The past helps predict the future of NASA’s 2017 budget request

Investors are familiar with the disclaimer “Past performance does not necessarily predict future results.” In the case of NASA’s budget, though, past performance is a good predictor of what might happen with the agency’s 2017 proposal.

Nor surprisingly, the 2017 request, the last offered by the Obama administration, contains few major new programs or other major changes. The biggest initiative in the $19 billion budget is in aeronautics, where NASA asks for an increase of nearly 25 percent to start a 10-year effort to develop experimental aircraft to flight-test new aviation technologies.

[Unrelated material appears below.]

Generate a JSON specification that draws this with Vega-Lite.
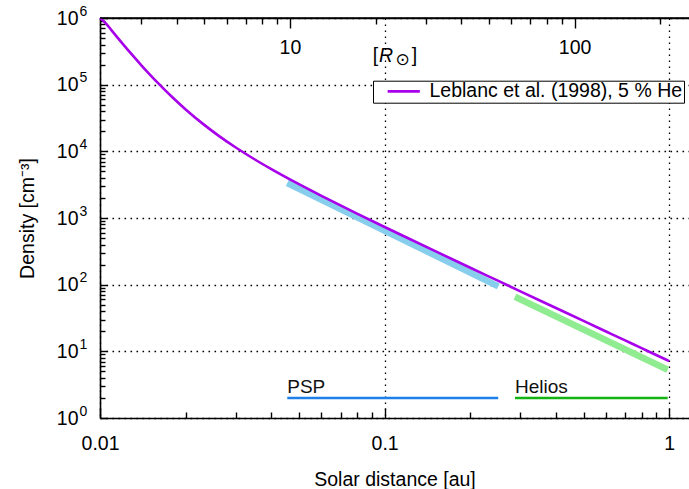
{
  "$schema": "https://vega.github.io/schema/vega-lite/v6.json",
  "width": 590,
  "height": 400,
  "autosize": {"type": "none"},
  "padding": {"left": 100, "top": 18, "right": 0, "bottom": 71},
  "background": "white",
  "config": {
    "view": {"stroke": null},
    "font": "Liberation Sans",
    "axis": {
      "domain": true,
      "ticks": true,
      "domainColor": "black",
      "domainWidth": 1.6,
      "tickColor": "black",
      "tickWidth": 1.4,
      "labelFont": "Liberation Sans",
      "labelFontSize": 19.5,
      "labelColor": "black",
      "labelOverlap": false,
      "labelFlush": false,
      "labelBound": false,
      "titleFont": "Liberation Sans",
      "titleFontSize": 19.5,
      "titleFontWeight": "normal",
      "titleColor": "black"
    }
  },
  "datasets": {
    "model": [
      {"series": "Leblanc et al. (1998), 5 % He", "r_au": 0.01, "n": 1000000},
      {"series": "Leblanc et al. (1998), 5 % He", "r_au": 0.0105, "n": 826365},
      {"series": "Leblanc et al. (1998), 5 % He", "r_au": 0.011, "n": 646737},
      {"series": "Leblanc et al. (1998), 5 % He", "r_au": 0.012, "n": 413053},
      {"series": "Leblanc et al. (1998), 5 % He", "r_au": 0.013, "n": 277024},
      {"series": "Leblanc et al. (1998), 5 % He", "r_au": 0.014, "n": 193807},
      {"series": "Leblanc et al. (1998), 5 % He", "r_au": 0.015, "n": 140643},
      {"series": "Leblanc et al. (1998), 5 % He", "r_au": 0.016, "n": 105372},
      {"series": "Leblanc et al. (1998), 5 % He", "r_au": 0.018, "n": 64087},
      {"series": "Leblanc et al. (1998), 5 % He", "r_au": 0.02, "n": 42471},
      {"series": "Leblanc et al. (1998), 5 % He", "r_au": 0.023, "n": 25810},
      {"series": "Leblanc et al. (1998), 5 % He", "r_au": 0.026, "n": 17374},
      {"series": "Leblanc et al. (1998), 5 % He", "r_au": 0.03, "n": 11407},
      {"series": "Leblanc et al. (1998), 5 % He", "r_au": 0.035, "n": 7544},
      {"series": "Leblanc et al. (1998), 5 % He", "r_au": 0.04, "n": 5408},
      {"series": "Leblanc et al. (1998), 5 % He", "r_au": 0.05, "n": 3214},
      {"series": "Leblanc et al. (1998), 5 % He", "r_au": 0.06, "n": 2148},
      {"series": "Leblanc et al. (1998), 5 % He", "r_au": 0.07, "n": 1543},
      {"series": "Leblanc et al. (1998), 5 % He", "r_au": 0.08, "n": 1165},
      {"series": "Leblanc et al. (1998), 5 % He", "r_au": 0.1, "n": 733.7},
      {"series": "Leblanc et al. (1998), 5 % He", "r_au": 0.12, "n": 505.1},
      {"series": "Leblanc et al. (1998), 5 % He", "r_au": 0.15, "n": 321.1},
      {"series": "Leblanc et al. (1998), 5 % He", "r_au": 0.2, "n": 179.6},
      {"series": "Leblanc et al. (1998), 5 % He", "r_au": 0.25, "n": 114.7},
      {"series": "Leblanc et al. (1998), 5 % He", "r_au": 0.3, "n": 79.5},
      {"series": "Leblanc et al. (1998), 5 % He", "r_au": 0.4, "n": 44.68},
      {"series": "Leblanc et al. (1998), 5 % He", "r_au": 0.5, "n": 28.58},
      {"series": "Leblanc et al. (1998), 5 % He", "r_au": 0.6, "n": 19.84},
      {"series": "Leblanc et al. (1998), 5 % He", "r_au": 0.7, "n": 14.57},
      {"series": "Leblanc et al. (1998), 5 % He", "r_au": 0.8, "n": 11.16},
      {"series": "Leblanc et al. (1998), 5 % He", "r_au": 0.9, "n": 8.81},
      {"series": "Leblanc et al. (1998), 5 % He", "r_au": 1.0, "n": 7.14}
    ],
    "bands": [
      {"mission": "PSP", "r_au": 0.0455, "n": 3350},
      {"mission": "PSP", "r_au": 0.2508, "n": 94.5},
      {"mission": "Helios", "r_au": 0.2872, "n": 66},
      {"mission": "Helios", "r_au": 0.988, "n": 5.3}
    ],
    "coverage": [
      {"mission": "PSP", "r_start": 0.0455, "r_end": 0.2508, "level": 2},
      {"mission": "Helios", "r_start": 0.2872, "r_end": 0.988, "level": 2}
    ],
    "unit": [
      {"part": "open", "t": "[", "r_au": 0.0908, "n": 221000},
      {"part": "italic", "t": "R", "r_au": 0.0956, "n": 221000},
      {"part": "sun", "t": "⊙", "r_au": 0.1092, "n": 196000},
      {"part": "close", "t": "]", "r_au": 0.1245, "n": 221000}
    ],
    "frame": [
      {"n": 1000000}
    ]
  },
  "layer": [
    {
      "data": {"name": "bands"},
      "mark": {"type": "line", "strokeWidth": 6.5, "strokeCap": "butt"},
      "encoding": {
        "x": {
          "field": "r_au", "type": "quantitative",
          "scale": {"type": "log", "domain": [0.01, 1.1834], "nice": false},
          "axis": {
            "orient": "top",
            "title": null,
            "grid": false,
            "domain": true,
            "ticks": true,
            "values": [0.046505, 0.465047],
            "labelExpr": "format(round(datum.value*215.032), 'd')",
            "tickSize": -10,
            "labelPadding": -10.5,
            "labelBaseline": "top"
          }
        },
        "y": {
          "field": "n", "type": "quantitative",
          "scale": {"type": "log", "domain": [1, 1000000], "nice": false},
          "axis": {
            "orient": "left",
            "title": "Density [cm⁻³]",
            "titleX": -66.7,
            "titleY": 200,
            "titleAngle": -90,
            "titleBaseline": "alphabetic",
            "values": [1, 2, 3, 4, 5, 6, 7, 8, 9, 10, 20, 30, 40, 50, 60, 70, 80, 90, 100, 200, 300, 400, 500, 600, 700, 800, 900, 1000, 2000, 3000, 4000, 5000, 6000, 7000, 8000, 9000, 10000, 20000, 30000, 40000, 50000, 60000, 70000, 80000, 90000, 100000, 200000, 300000, 400000, 500000, 600000, 700000, 800000, 900000, 1000000],
            "labelExpr": "abs(log(datum.value)/LN10 - round(log(datum.value)/LN10)) < 0.001 ? '10' : ''",
            "tickSize": {"condition": {"test": "abs(log(datum.value)/LN10 - round(log(datum.value)/LN10)) < 0.001", "value": -7}, "value": -5},
            "labelPadding": 29,
            "labelBaseline": "middle",
            "grid": true,
            "gridColor": "black",
            "gridDash": [1.6, 4.4],
            "gridWidth": 1.3,
            "gridOpacity": {"condition": {"test": "abs(log(datum.value)/LN10 - round(log(datum.value)/LN10)) < 0.001", "value": 1}, "value": 0}
          }
        },
        "detail": {"field": "mission"},
        "color": {"condition": {"test": "datum.mission == 'PSP'", "value": "#87ceec"}, "value": "#90ec90"}
      }
    },
    {
      "data": {"name": "model"},
      "mark": {"type": "line", "strokeWidth": 2.6, "interpolate": "monotone"},
      "encoding": {
        "x": {
          "field": "r_au", "type": "quantitative",
          "scale": {"type": "log", "domain": [0.01, 1.1834], "nice": false},
          "axis": {
            "orient": "bottom",
            "title": "Solar distance [au]",
            "titleX": 294.5,
            "titleY": 67,
            "titleBaseline": "alphabetic",
            "values": [0.01, 0.02, 0.03, 0.04, 0.05, 0.06, 0.07, 0.08, 0.09, 0.1, 0.2, 0.3, 0.4, 0.5, 0.6, 0.7, 0.8, 0.9, 1],
            "labelExpr": "abs(log(datum.value)/LN10 - round(log(datum.value)/LN10)) < 0.001 ? format(datum.value, '~g') : ''",
            "tickSize": {"condition": {"test": "abs(log(datum.value)/LN10 - round(log(datum.value)/LN10)) < 0.001", "value": -10}, "value": -6},
            "labelPadding": 26,
            "labelBaseline": "top",
            "grid": true,
            "gridColor": "black",
            "gridDash": [1.6, 4.4],
            "gridWidth": 1.3,
            "gridOpacity": {"condition": {"test": "abs(log(datum.value)/LN10 - round(log(datum.value)/LN10)) < 0.001", "value": 1}, "value": 0}
          }
        },
        "y": {
          "field": "n", "type": "quantitative",
          "scale": {"type": "log", "domain": [1, 1000000], "nice": false},
          "axis": {
            "orient": "left",
            "title": null,
            "domain": false,
            "ticks": false,
            "grid": false,
            "values": [1, 10, 100, 1000, 10000, 100000, 1000000],
            "labelExpr": "format(round(log(datum.value)/LN10), 'd')",
            "labelFontSize": 14,
            "labelAlign": "left",
            "labelBaseline": "middle",
            "labelPadding": 21,
            "labelOffset": -7
          }
        },
        "color": {
          "field": "series", "type": "nominal",
          "scale": {"range": ["#a800ea"]},
          "legend": {
            "title": null,
            "orient": "none",
            "legendX": 273,
            "legendY": 62.7,
            "padding": 1,
            "strokeColor": "black",
            "fillColor": "white",
            "symbolType": "M-2.3,0H2.3",
            "symbolSize": 196,
            "symbolStrokeWidth": 2.7,
            "symbolOffset": 20,
            "labelOffset": 16,
            "labelFont": "Liberation Sans",
            "labelFontSize": 19.5,
            "labelColor": "black",
            "labelLimit": 400
          }
        }
      }
    },
    {
      "data": {"name": "coverage"},
      "mark": {"type": "rule", "strokeWidth": 2.6},
      "encoding": {
        "x": {
          "field": "r_start", "type": "quantitative",
          "scale": {"type": "log", "domain": [0.01, 1.1834], "nice": false},
          "axis": {
            "orient": "top",
            "title": null,
            "grid": false,
            "domain": false,
            "labels": false,
            "ticks": true,
            "values": [0.013952, 0.018602, 0.023253, 0.027903, 0.032553, 0.037204, 0.041854, 0.093009, 0.139514, 0.186019, 0.232523, 0.279028, 0.325533, 0.372037, 0.418542, 0.930094],
            "tickSize": -6
          }
        },
        "x2": {"field": "r_end"},
        "y": {"field": "level", "type": "quantitative", "scale": {"type": "log", "domain": [1, 1000000], "nice": false}, "axis": null},
        "color": {"condition": {"test": "datum.mission == 'PSP'", "value": "#1f80ea"}, "value": "#12b412"}
      }
    },
    {
      "data": {"name": "frame"},
      "mark": {"type": "rule", "strokeWidth": 1.6, "color": "black"},
      "encoding": {
        "y": {"field": "n", "type": "quantitative", "scale": {"type": "log", "domain": [1, 1000000], "nice": false}, "axis": null}
      }
    },
    {
      "data": {"name": "coverage"},
      "mark": {"type": "text", "align": "left", "baseline": "alphabetic", "dy": -5, "fontSize": 19, "font": "Liberation Sans", "color": "#111111"},
      "encoding": {
        "x": {"field": "r_start", "type": "quantitative", "scale": {"type": "log", "domain": [0.01, 1.1834], "nice": false}, "axis": null},
        "y": {"field": "level", "type": "quantitative", "scale": {"type": "log", "domain": [1, 1000000], "nice": false}, "axis": null},
        "text": {"field": "mission"}
      }
    },
    {
      "data": {"name": "unit"},
      "transform": [{"filter": "datum.part == 'open' || datum.part == 'close'"}],
      "mark": {"type": "text", "align": "left", "baseline": "alphabetic", "fontSize": 19.5, "font": "Liberation Sans", "color": "black"},
      "encoding": {
        "x": {"field": "r_au", "type": "quantitative", "scale": {"type": "log", "domain": [0.01, 1.1834], "nice": false}, "axis": null},
        "y": {"field": "n", "type": "quantitative", "scale": {"type": "log", "domain": [1, 1000000], "nice": false}, "axis": null},
        "text": {"field": "t"}
      }
    },
    {
      "data": {"name": "unit"},
      "transform": [{"filter": "datum.part == 'italic'"}],
      "mark": {"type": "text", "align": "left", "baseline": "alphabetic", "fontSize": 19.5, "fontStyle": "italic", "font": "Liberation Sans", "color": "black"},
      "encoding": {
        "x": {"field": "r_au", "type": "quantitative", "scale": {"type": "log", "domain": [0.01, 1.1834], "nice": false}, "axis": null},
        "y": {"field": "n", "type": "quantitative", "scale": {"type": "log", "domain": [1, 1000000], "nice": false}, "axis": null},
        "text": {"field": "t"}
      }
    },
    {
      "data": {"name": "unit"},
      "transform": [{"filter": "datum.part == 'sun'"}],
      "mark": {"type": "text", "align": "left", "baseline": "alphabetic", "fontSize": 17, "font": "DejaVu Sans", "color": "black"},
      "encoding": {
        "x": {"field": "r_au", "type": "quantitative", "scale": {"type": "log", "domain": [0.01, 1.1834], "nice": false}, "axis": null},
        "y": {"field": "n", "type": "quantitative", "scale": {"type": "log", "domain": [1, 1000000], "nice": false}, "axis": null},
        "text": {"field": "t"}
      }
    }
  ],
  "resolve": {"axis": {"x": "independent", "y": "independent"}}
}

However, for some of NASA’s biggest and most controversial programs, the 2017 proposal continues trends from past years’ proposals. Thus, how Congress responds will likely also follow those same trends.

What’s attracting the most attention in the budget is NASA’s proposal to cut Space Launch System funding back to $1.3 billion — which is a third less than the heavy-lift rocket got for 2016. That triggered criticism from industry organizations and some members of Congress, who argued that the administration isn’t serious about sending humans to Mars.

That SLS request, though, is in line with previous ones: over the previous four years, NASA requested between $1.3 and $1.4 billion for SLS. Each time, Congress appropriated ever-larger amounts, from $1.4 billion in 2013 to $2 billion in 2016. It’s safe to expect Congress to add to this SLS request as well.

The same is true for the Orion crew vehicle. NASA requested a little over $1.1 billion for the vehicle, less than the $1.27 billion appropriated in 2016. But again, NASA has in past years proposed similar amounts to the 2017 request, and Congress provided more money.

Planetary science is another area where there’s been a mismatch between NASA’s requests and congressional appropriations. After proposing a 20 percent cut in the planetary program in 2013, NASA had gradually restored funding, bringing it back to $1.5 billion in 2017. Congress, though, has been increasing it at a faster clip, and may well continue.

A microcosm of the planetary funding debate has been a proposal for a mission to Jupiter’s moon Europa. NASA formally requested money for it only in 2015, but Congress had started earmarking funding for it two years earlier, and at far higher levels. That suggests the $50 million NASA is asking for in 2017 will be eclipsed by a far bigger appropriation.

The administration and Congress, though, can see eye-to-eye on some issues. Funding for Earth science has generated controversy in Congress, where some members have criticized the growth in spending. Yet, appropriations in recent years have closely tracked those requested increases, a positive indicator for the $110 million boost NASA is seeking this year.

The commercial crew program was, a few years ago, perhaps the agency’s most hotly debated one, with sharp divisions between NASA’s requests and congressional appropriations. Over the years, though, those differences have diminished, and in 2016 Congress fully funded the program for the first time. With the first crewed flights expected in 2017, prospects for similar concurrence in this request are good.

While the administration and Congress might have reconciled their differences on commercial crew, reaching agreement on funding for programs like SLS and Orion will likely have to wait until after the next administration takes office. When that happens, like the investment disclaimer warns, past performance may not guarantee future results.